An anxious voice trickles through the two-way radio mounted on the wall next to an organized toolbox.
“Forrest! My bus won’t go. I think it’s freezing.”
With a calm but concerned look on his face, Forrest Cunningham walks across his workshop, picks up the radio and pushes the talk button. “Can you pull over? Where are you?” In less than a minute, he ends the exchange. “I’m on my way.”
An independent contractor responsible for maintaining a fleet of 20 buses for Hallsville schools, Cunningham’s job is to be prepared for situations like these.
Luckily, on this day, like every day, Cunningham has started an extra bus, just in case.
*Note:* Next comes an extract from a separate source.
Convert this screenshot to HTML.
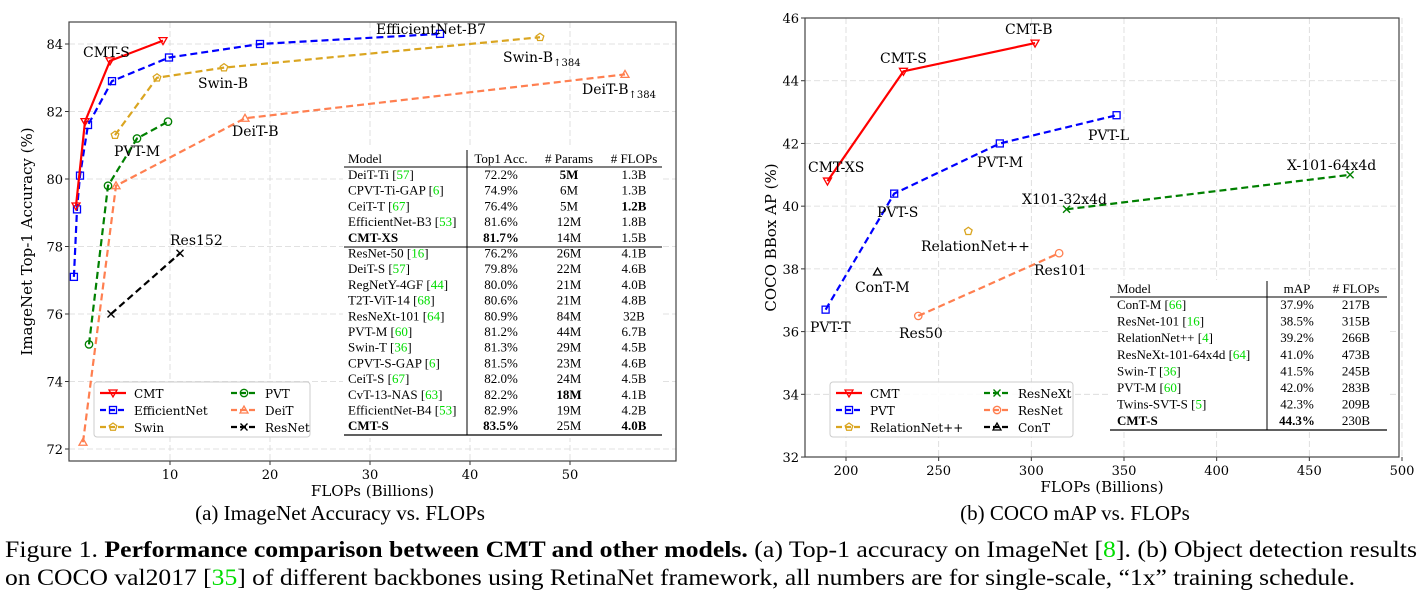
<!DOCTYPE html>
<html><head><meta charset="utf-8"><style>
body{margin:0;background:#fff;width:1422px;height:595px;overflow:hidden}
svg{display:block}
text{font-family:"Liberation Serif",serif}
.ann{font-family:"DejaVu Serif","Liberation Serif",serif;font-size:14px}
.tick{font-family:"DejaVu Serif","Liberation Serif",serif;font-size:13px}
.leg{font-family:"DejaVu Serif","Liberation Serif",serif;font-size:12px}
.axt{font-family:"DejaVu Serif","Liberation Serif",serif;font-size:15px}
.tb{font-size:13px}
.g{fill:#00dd00}
</style></head><body>
<svg id="fig" width="1422" height="595" viewBox="0 0 1422 595" xmlns="http://www.w3.org/2000/svg">
<g id="chartA"></g>
<g id="chartB"></g>
<text x="340" y="520" text-anchor="middle" font-size="21">(a) ImageNet Accuracy vs. FLOPs</text>
<text x="1075" y="520" text-anchor="middle" font-size="21">(b) COCO mAP vs. FLOPs</text>
<text x="5" y="557" font-size="23" textLength="1412" lengthAdjust="spacingAndGlyphs">Figure 1. <tspan font-weight="bold">Performance comparison between CMT and other models.</tspan> (a) Top-1 accuracy on ImageNet [<tspan class="g">8</tspan>]. (b) Object detection results</text>
<text x="5" y="585" font-size="23" textLength="1350" lengthAdjust="spacingAndGlyphs">on COCO val2017 [<tspan class="g">35</tspan>] of different backbones using RetinaNet framework, all numbers are for single-scale, “1x” training schedule.</text>
</svg>
<script>
// ---- Chart A data ----
const aCmtX=[0.6,1.5,4.0,9.3], aCmtY=[79.2,81.7,83.5,84.1];
const aEffX=[0.39,0.7,1.0,1.8,4.2,9.9,19,37], aEffY=[77.1,79.1,80.1,81.6,82.9,83.6,84.0,84.3];
const aSwinX=[4.5,8.7,15.4,47], aSwinY=[81.3,83.0,83.3,84.2];
const aPvtX=[1.9,3.8,6.7,9.8], aPvtY=[75.1,79.8,81.2,81.7];
const aDeitX=[1.3,4.6,17.5,55.5], aDeitY=[72.2,79.8,81.8,83.1];
const aResX=[4.1,11.0], aResY=[76.0,77.8];
const aXTicks=[10,20,30,40,50], aYTicks=[72,74,76,78,80,82,84];
// ---- Chart B data ----
const bCmtX=[190,231,302], bCmtY=[40.8,44.3,45.2];
const bPvtX=[189,226,283,346], bPvtY=[36.7,40.4,42.0,42.9];
const bRnxX=[319,472], bRnxY=[39.9,41.0];
const bResX=[239,315], bResY=[36.5,38.5];
const bRelX=[266], bRelY=[39.2];
const bConX=[217], bConY=[37.9];
const bXTicks=[200,250,300,350,400,450,500], bYTicks=[32,34,36,38,40,42,44,46];

const NS='http://www.w3.org/2000/svg';
function mk(p,tag,a,txt){const e=document.createElementNS(NS,tag);for(const k in a)e.setAttribute(k,a[k]);if(txt!==undefined)e.textContent=txt;p.appendChild(e);return e;}

function marker(g,type,x,y,c){
  let e;
  if(type==='tri_down') e=mk(g,'polygon',{points:`${x-4},${y-3} ${x+4},${y-3} ${x},${y+4}`,fill:'none',stroke:c,'stroke-width':1.3});
  else if(type==='tri_up') e=mk(g,'polygon',{points:`${x-4},${y+3} ${x+4},${y+3} ${x},${y-4}`,fill:'none',stroke:c,'stroke-width':1.3});
  else if(type==='sq') e=mk(g,'rect',{x:x-3.5,y:y-3.5,width:7,height:7,fill:'none',stroke:c,'stroke-width':1.3});
  else if(type==='circ') e=mk(g,'circle',{cx:x,cy:y,r:3.7,fill:'none',stroke:c,'stroke-width':1.3});
  else if(type==='pent') e=mk(g,'polygon',{points:[0,1,2,3,4].map(i=>{const a=-Math.PI/2+i*2*Math.PI/5;return (x+4*Math.cos(a))+','+(y+4*Math.sin(a));}).join(' '),fill:'none',stroke:c,'stroke-width':1.3});
  else {e=mk(g,'path',{d:`M${x-3.5},${y-3.5}L${x+3.5},${y+3.5}M${x-3.5},${y+3.5}L${x+3.5},${y-3.5}`,stroke:c,'stroke-width':1.4});}
  
  
}

function series(g,name,xs,ys,sx,sy,c,dash,type){
  const s=mk(g,'g',{});
  
  
  if(xs.length>1){
    const l=mk(s,'polyline',{points:xs.map((v,i)=>sx(v)+','+sy(ys[i])).join(' '),fill:'none',stroke:c,'stroke-width':2.2,'stroke-dasharray':dash?'7,4':'none'});
    
    
  }
  xs.forEach((v,i)=>marker(s,type,sx(v),sy(ys[i]),c));
}

function axes(g,L,R,T,B,sx,sy,xt,yt,ylab,ylx){
  for(const t of xt){
    mk(g,'line',{x1:sx(t),x2:sx(t),y1:T,y2:B,stroke:'#d8d8d8','stroke-dasharray':'6,3','stroke-width':0.8});
    mk(g,'line',{x1:sx(t),x2:sx(t),y1:B,y2:B+4,stroke:'#333'});
    const e=mk(g,'text',{x:sx(t),y:B+18,'text-anchor':'middle',class:'tick'},t);
    
    
  }
  for(const t of yt){
    mk(g,'line',{x1:L,x2:R,y1:sy(t),y2:sy(t),stroke:'#d8d8d8','stroke-dasharray':'6,3','stroke-width':0.8});
    mk(g,'line',{x1:L-4,x2:L,y1:sy(t),y2:sy(t),stroke:'#333'});
    const e=mk(g,'text',{x:L-6,y:sy(t)+5,'text-anchor':'end',class:'tick'},t);
    
    
  }
  const fr=mk(g,'rect',{x:L,y:T,width:R-L,height:B-T,fill:'none',stroke:'#444','stroke-width':1.2});
  
  
  const xl=mk(g,'text',{x:(L+R)/2,y:B+35,'text-anchor':'middle',class:'axt'},'FLOPs (Billions)');
  
  
  const yl=mk(g,'text',{x:0,y:0,'text-anchor':'middle',class:'axt',transform:`translate(${ylx},${(T+B)/2}) rotate(-90)`},ylab);
  
  
}

function ann(g,x,y,t,sub){
  const e=mk(g,'text',{x:x,y:y,class:'ann'},t);
  if(sub){mk(e,'tspan',{'font-size':10,dy:4},sub);}
  
  
}

function legend(g,x,y,w,items){
  const b=mk(g,'rect',{x:x,y:y,width:w,height:55,fill:'#fff',stroke:'#ccc',rx:3,'fill-opacity':0.9});
  
  
  items.forEach((it,i)=>{
    const cx=x+6+(i>=3?it.col:0), cy=y+11+(i%3)*17;
    const eg=mk(g,'g',{});
    
    
    mk(eg,'line',{x1:cx,x2:cx+26,y1:cy,y2:cy,stroke:it.c,'stroke-width':2.2,'stroke-dasharray':it.d?'6,3':'none'});
    marker(eg,it.m,cx+13,cy,it.c);
    mk(eg,'text',{x:cx+34,y:cy+5,class:'leg'},it.n);
  });
}

const RED='#ff0000',BLUE='#0000ff',GOLD='#daa520',GREEN='#008000',SAL='#ff7f50',BLK='#000';

// ---- Chart A ----
(function(){
  const g=document.getElementById('chartA');
  const L=69,R=676,T=22,B=461;
  const sx=v=>70+v*10, sy=v=>44+(84-v)*33.75;
  axes(g,L,R,T,B,sx,sy,aXTicks,aYTicks,'ImageNet Top-1 Accuracy (%)',32);
  series(g,'resnet',aResX,aResY,sx,sy,BLK,true,'x');
  series(g,'deit',aDeitX,aDeitY,sx,sy,SAL,true,'tri_up');
  series(g,'pvt',aPvtX,aPvtY,sx,sy,GREEN,true,'circ');
  series(g,'swin',aSwinX,aSwinY,sx,sy,GOLD,true,'pent');
  series(g,'efficientnet',aEffX,aEffY,sx,sy,BLUE,true,'sq');
  series(g,'cmt',aCmtX,aCmtY,sx,sy,RED,false,'tri_down');
  ann(g,83,57,'CMT-S');ann(g,376,34,'EfficientNet-B7');ann(g,503,62,'Swin-B','↑384');
  ann(g,198,88,'Swin-B');ann(g,582,94,'DeiT-B','↑384');ann(g,232,136,'DeiT-B');
  ann(g,114,156,'PVT-M');ann(g,170,245,'Res152');
  const tg=mk(g,'g',{});
  
  
  mk(tg,'rect',{x:343,y:148,width:320,height:290,fill:'#fff'});
  const rows=[['DeiT-Ti','57','72.2%','5M','1.3B',0,1,0],['CPVT-Ti-GAP','6','74.9%','6M','1.3B'],['CeiT-T','67','76.4%','5M','1.2B',0,0,1],['EfficientNet-B3','53','81.6%','12M','1.8B'],['CMT-XS','','81.7%','14M','1.5B',1],
  ['ResNet-50','16','76.2%','26M','4.1B'],['DeiT-S','57','79.8%','22M','4.6B'],['RegNetY-4GF','44','80.0%','21M','4.0B'],['T2T-ViT-14','68','80.6%','21M','4.8B'],['ResNeXt-101','64','80.9%','84M','32B'],['PVT-M','60','81.2%','44M','6.7B'],['Swin-T','36','81.3%','29M','4.5B'],['CPVT-S-GAP','6','81.5%','23M','4.6B'],['CeiT-S','67','82.0%','24M','4.5B'],['CvT-13-NAS','63','82.2%','18M','4.1B',0,1,0],['EfficientNet-B4','53','82.9%','19M','4.2B'],['CMT-S','','83.5%','25M','4.0B',1,0,1]];
  mk(tg,'text',{x:348,y:163,class:'tb','font-size':10},'Model');
  mk(tg,'text',{x:501,y:163,class:'tb','text-anchor':'middle','font-size':12},'Top1 Acc.');
  mk(tg,'text',{x:569,y:163,class:'tb','text-anchor':'middle','font-size':12},'# Params');
  mk(tg,'text',{x:634,y:163,class:'tb','text-anchor':'middle','font-size':12},'# FLOPs');
  mk(tg,'line',{x1:344,x2:662,y1:167,y2:167,stroke:'#000'});
  mk(tg,'line',{x1:344,x2:662,y1:247,y2:247,stroke:'#000'});
  mk(tg,'line',{x1:344,x2:662,y1:435,y2:435,stroke:'#000','stroke-width':1.3});
  mk(tg,'line',{x1:467,x2:467,y1:150,y2:435,stroke:'#000'});
  rows.forEach((r,i)=>{
    const y=179+i*15.7;
    const t=mk(tg,'text',{x:348,y:y,class:'tb','font-weight':r[5]?'bold':'normal'},r[0]+(r[1]?' [':''));
    if(r[1]){mk(t,'tspan',{class:'g'},r[1]);mk(t,'tspan',{},']');}
    mk(tg,'text',{x:501,y:y,class:'tb','text-anchor':'middle','font-weight':r[5]?'bold':'normal'},r[2]);
    mk(tg,'text',{x:569,y:y,class:'tb','text-anchor':'middle','font-weight':r[6]?'bold':'normal'},r[3]);
    mk(tg,'text',{x:634,y:y,class:'tb','text-anchor':'middle','font-weight':r[7]?'bold':'normal'},r[4]);
  });
  legend(g,94,382,216,[{n:'CMT',c:RED,m:'tri_down'},{n:'EfficientNet',c:BLUE,m:'sq',d:1},{n:'Swin',c:GOLD,m:'pent',d:1},{n:'PVT',c:GREEN,m:'circ',d:1,col:131},{n:'DeiT',c:SAL,m:'tri_up',d:1,col:131},{n:'ResNet',c:BLK,m:'x',d:1,col:131}]);
})();

// ---- Chart B ----
(function(){
  const g=document.getElementById('chartB');
  const L=805,R=1399,T=18,B=457;
  const sx=v=>846+(v-200)*1.8533, sy=v=>18+(46-v)*31.36;
  axes(g,L,R,T,B,sx,sy,bXTicks,bYTicks,'COCO BBox AP (%)',776);
  series(g,'resnet',bResX,bResY,sx,sy,SAL,true,'circ');
  series(g,'resnext',bRnxX,bRnxY,sx,sy,GREEN,true,'x');
  series(g,'relationnet',bRelX,bRelY,sx,sy,GOLD,true,'pent');
  series(g,'cont',bConX,bConY,sx,sy,BLK,true,'tri_up');
  series(g,'pvt',bPvtX,bPvtY,sx,sy,BLUE,true,'sq');
  series(g,'cmt',bCmtX,bCmtY,sx,sy,RED,false,'tri_down');
  ann(g,1005,34,'CMT-B');ann(g,880,63,'CMT-S');ann(g,808,172,'CMT-XS');ann(g,1088,140,'PVT-L');
  ann(g,977,167,'PVT-M');ann(g,1287,170,'X-101-64x4d');ann(g,1022,204,'X101-32x4d');ann(g,877,217,'PVT-S');
  ann(g,921,251,'RelationNet++');ann(g,1034,275,'Res101');ann(g,855,292,'ConT-M');ann(g,810,332,'PVT-T');ann(g,899,338,'Res50');
  const tg=mk(g,'g',{});
  
  
  mk(tg,'rect',{x:1110,y:280,width:278,height:152,fill:'#fff'});
  mk(tg,'text',{x:1117,y:293,class:'tb','font-size':10},'Model');
  mk(tg,'text',{x:1297,y:293,class:'tb','text-anchor':'middle','font-size':12},'mAP');
  mk(tg,'text',{x:1356,y:293,class:'tb','text-anchor':'middle','font-size':12},'# FLOPs');
  mk(tg,'line',{x1:1110,x2:1387,y1:297,y2:297,stroke:'#000'});
  mk(tg,'line',{x1:1110,x2:1387,y1:430,y2:430,stroke:'#000','stroke-width':1.3});
  mk(tg,'line',{x1:1267,x2:1267,y1:281,y2:430,stroke:'#000'});
  const rows=[['ConT-M','66','37.9%','217B'],['ResNet-101','16','38.5%','315B'],['RelationNet++','4','39.2%','266B'],['ResNeXt-101-64x4d','64','41.0%','473B'],['Swin-T','36','41.5%','245B'],['PVT-M','60','42.0%','283B'],['Twins-SVT-S','5','42.3%','209B'],['CMT-S','','44.3%','230B',1]];
  rows.forEach((r,i)=>{
    const y=309+i*16.6;
    const t=mk(tg,'text',{x:1117,y:y,class:'tb','font-weight':r[4]?'bold':'normal'},r[0]+(r[1]?' [':''));
    if(r[1]){mk(t,'tspan',{class:'g'},r[1]);mk(t,'tspan',{},']');}
    mk(tg,'text',{x:1297,y:y,class:'tb','text-anchor':'middle','font-weight':r[4]?'bold':'normal'},r[2]);
    mk(tg,'text',{x:1356,y:y,class:'tb','text-anchor':'middle'},r[3]);
  });
  legend(g,830,382,243,[{n:'CMT',c:RED,m:'tri_down'},{n:'PVT',c:BLUE,m:'sq',d:1},{n:'RelationNet++',c:GOLD,m:'pent',d:1},{n:'ResNeXt',c:GREEN,m:'x',d:1,col:148},{n:'ResNet',c:SAL,m:'circ',d:1,col:148},{n:'ConT',c:BLK,m:'tri_up',d:1,col:148}]);
})();
</script>
</body></html>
Armed with a large wrench and a few bottles of de-icer, he drives out and exchanges buses with the grateful driver so she can continue on her route.
This is Cunningham’s main concern: to make sure the children get to school safely and on time.
“We really appreciate everything he does,” says driver Sandy Jones. “And he’s funny, too,” chimes in another driver, Amy LaForce.
As the drivers return from their routes and recount the stories from the morning, Cunningham cuts in with his witty responses and self-deprecating sense of humor.
“I ain’t the sharpest tool in the shed,” he says jokingly. But his co-workers know better.
Cunningham worked at Cummins Diesel for 22 years, and he knows his way around a diesel engine. Cunningham always has plenty of work to keep him busy, from replacing broken lights and silencing loud heater fans, among other tasks.
“If there’s any little thing wrong, he’ll say, don’t take it out. Take another bus,” LaForce says. “He’ll have it fixed by the time we come back.”